### Task statement
Find and copy lines holding "chart".

### Stored records
(begin)

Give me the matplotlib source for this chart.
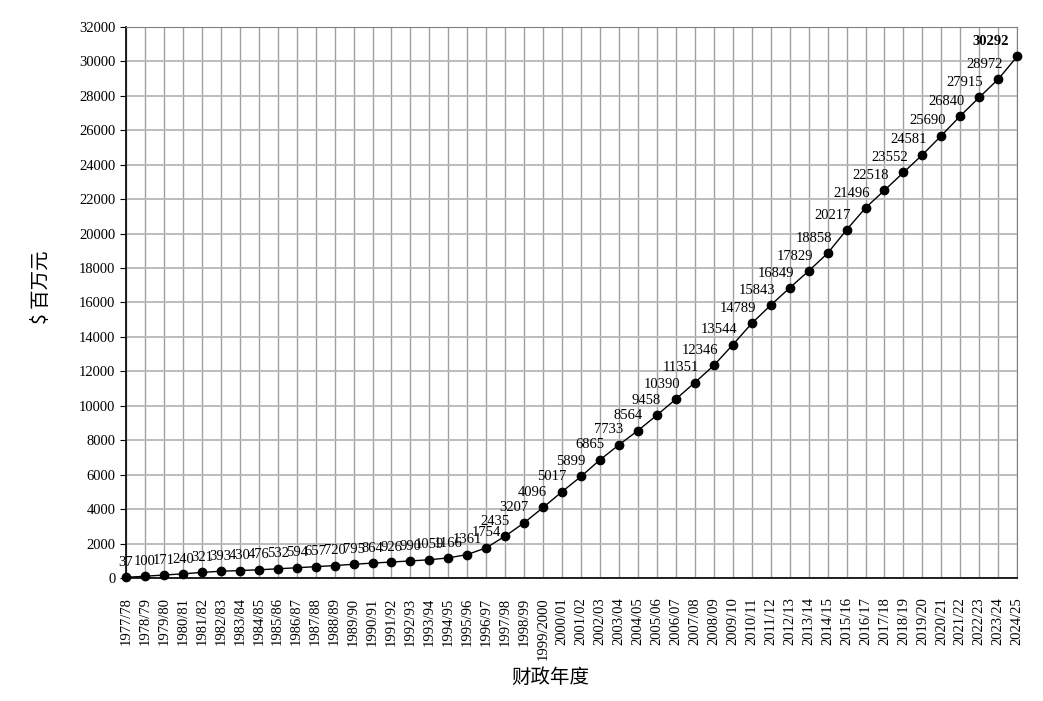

(end)
(begin)

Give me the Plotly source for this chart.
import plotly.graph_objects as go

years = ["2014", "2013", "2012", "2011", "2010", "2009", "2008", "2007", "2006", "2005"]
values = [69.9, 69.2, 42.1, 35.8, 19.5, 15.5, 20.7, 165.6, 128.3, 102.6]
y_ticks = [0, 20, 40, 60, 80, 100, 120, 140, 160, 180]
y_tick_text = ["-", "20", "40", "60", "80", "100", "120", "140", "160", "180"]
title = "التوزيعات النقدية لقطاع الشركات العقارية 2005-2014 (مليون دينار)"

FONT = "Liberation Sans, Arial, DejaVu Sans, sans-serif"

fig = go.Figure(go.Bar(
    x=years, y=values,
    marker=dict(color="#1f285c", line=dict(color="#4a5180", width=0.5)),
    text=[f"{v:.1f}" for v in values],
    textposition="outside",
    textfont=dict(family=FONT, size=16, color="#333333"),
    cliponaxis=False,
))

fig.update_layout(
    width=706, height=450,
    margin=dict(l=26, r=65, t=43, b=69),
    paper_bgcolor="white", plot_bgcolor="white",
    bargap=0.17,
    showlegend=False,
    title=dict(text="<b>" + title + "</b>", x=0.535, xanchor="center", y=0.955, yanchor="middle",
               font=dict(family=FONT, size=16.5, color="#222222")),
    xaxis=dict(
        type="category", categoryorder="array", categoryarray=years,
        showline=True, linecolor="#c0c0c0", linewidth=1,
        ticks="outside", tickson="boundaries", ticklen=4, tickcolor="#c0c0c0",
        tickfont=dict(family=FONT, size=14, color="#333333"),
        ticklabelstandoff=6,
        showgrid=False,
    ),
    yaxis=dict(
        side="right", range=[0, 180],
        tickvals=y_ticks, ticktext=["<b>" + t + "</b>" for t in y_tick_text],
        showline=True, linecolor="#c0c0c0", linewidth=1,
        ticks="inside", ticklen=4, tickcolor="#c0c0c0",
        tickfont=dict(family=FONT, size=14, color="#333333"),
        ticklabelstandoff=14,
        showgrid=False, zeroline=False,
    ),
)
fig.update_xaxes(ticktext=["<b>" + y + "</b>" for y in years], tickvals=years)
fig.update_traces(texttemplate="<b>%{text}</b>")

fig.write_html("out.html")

(end)
(begin)

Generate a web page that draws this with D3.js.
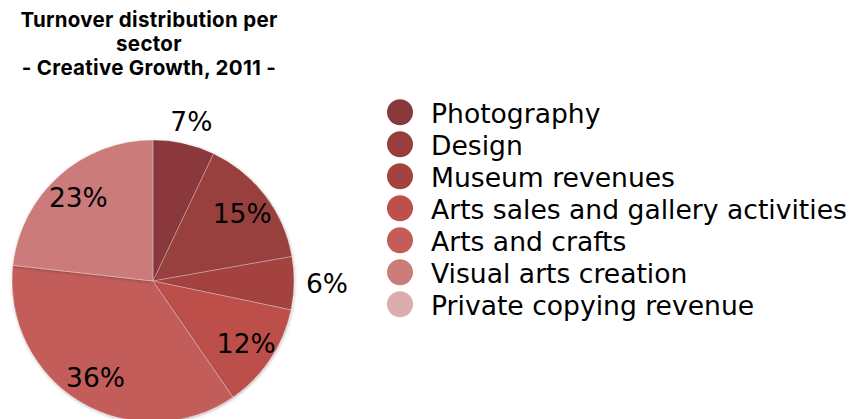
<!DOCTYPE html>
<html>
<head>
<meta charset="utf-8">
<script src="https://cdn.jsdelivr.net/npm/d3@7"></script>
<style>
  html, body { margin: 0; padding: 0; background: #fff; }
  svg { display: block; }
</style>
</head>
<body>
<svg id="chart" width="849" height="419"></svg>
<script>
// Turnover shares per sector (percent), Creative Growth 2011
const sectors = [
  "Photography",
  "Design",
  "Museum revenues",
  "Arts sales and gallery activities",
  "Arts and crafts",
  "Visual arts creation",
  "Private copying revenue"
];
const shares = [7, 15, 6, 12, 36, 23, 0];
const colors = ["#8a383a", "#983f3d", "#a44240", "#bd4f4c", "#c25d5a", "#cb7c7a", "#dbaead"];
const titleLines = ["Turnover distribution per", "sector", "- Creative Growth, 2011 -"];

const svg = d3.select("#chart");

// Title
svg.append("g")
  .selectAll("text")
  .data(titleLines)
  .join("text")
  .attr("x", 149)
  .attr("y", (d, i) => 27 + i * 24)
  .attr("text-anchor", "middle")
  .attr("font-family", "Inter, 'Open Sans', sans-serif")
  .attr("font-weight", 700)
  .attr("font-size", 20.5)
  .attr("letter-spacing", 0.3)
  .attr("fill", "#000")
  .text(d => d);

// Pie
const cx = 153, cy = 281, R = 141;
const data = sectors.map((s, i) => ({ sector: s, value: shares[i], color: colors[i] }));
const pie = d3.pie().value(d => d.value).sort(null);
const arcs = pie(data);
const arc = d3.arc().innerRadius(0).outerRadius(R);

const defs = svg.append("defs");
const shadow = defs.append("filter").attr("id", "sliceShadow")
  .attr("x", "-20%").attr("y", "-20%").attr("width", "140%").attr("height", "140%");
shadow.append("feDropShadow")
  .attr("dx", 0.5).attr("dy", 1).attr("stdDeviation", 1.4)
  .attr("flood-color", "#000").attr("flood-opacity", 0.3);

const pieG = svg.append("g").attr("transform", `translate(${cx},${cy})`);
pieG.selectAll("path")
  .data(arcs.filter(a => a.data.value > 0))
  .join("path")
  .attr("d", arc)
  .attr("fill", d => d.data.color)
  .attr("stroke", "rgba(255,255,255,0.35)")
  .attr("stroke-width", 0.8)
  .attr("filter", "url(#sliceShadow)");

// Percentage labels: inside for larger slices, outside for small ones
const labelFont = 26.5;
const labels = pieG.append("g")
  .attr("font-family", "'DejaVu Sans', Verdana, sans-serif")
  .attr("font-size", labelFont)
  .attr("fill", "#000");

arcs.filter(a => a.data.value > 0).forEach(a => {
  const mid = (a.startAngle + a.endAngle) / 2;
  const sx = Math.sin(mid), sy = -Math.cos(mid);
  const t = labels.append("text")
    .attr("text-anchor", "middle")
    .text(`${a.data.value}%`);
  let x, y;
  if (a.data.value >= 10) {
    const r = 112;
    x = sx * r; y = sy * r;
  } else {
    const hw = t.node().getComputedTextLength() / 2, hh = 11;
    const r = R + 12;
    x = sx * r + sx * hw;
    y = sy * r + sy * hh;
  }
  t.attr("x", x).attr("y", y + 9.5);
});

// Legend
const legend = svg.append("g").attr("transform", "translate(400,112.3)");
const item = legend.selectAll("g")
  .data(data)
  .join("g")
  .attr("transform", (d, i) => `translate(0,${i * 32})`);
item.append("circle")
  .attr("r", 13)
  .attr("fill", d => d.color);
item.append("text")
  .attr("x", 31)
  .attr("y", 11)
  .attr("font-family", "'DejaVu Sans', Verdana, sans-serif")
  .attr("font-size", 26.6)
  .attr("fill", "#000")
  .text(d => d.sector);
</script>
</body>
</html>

(end)

### Finished exercise
Give me the matplotlib source for this chart.
Give me the Plotly source for this chart.
<svg id="chart" width="849" height="419"></svg>
const svg = d3.select("#chart");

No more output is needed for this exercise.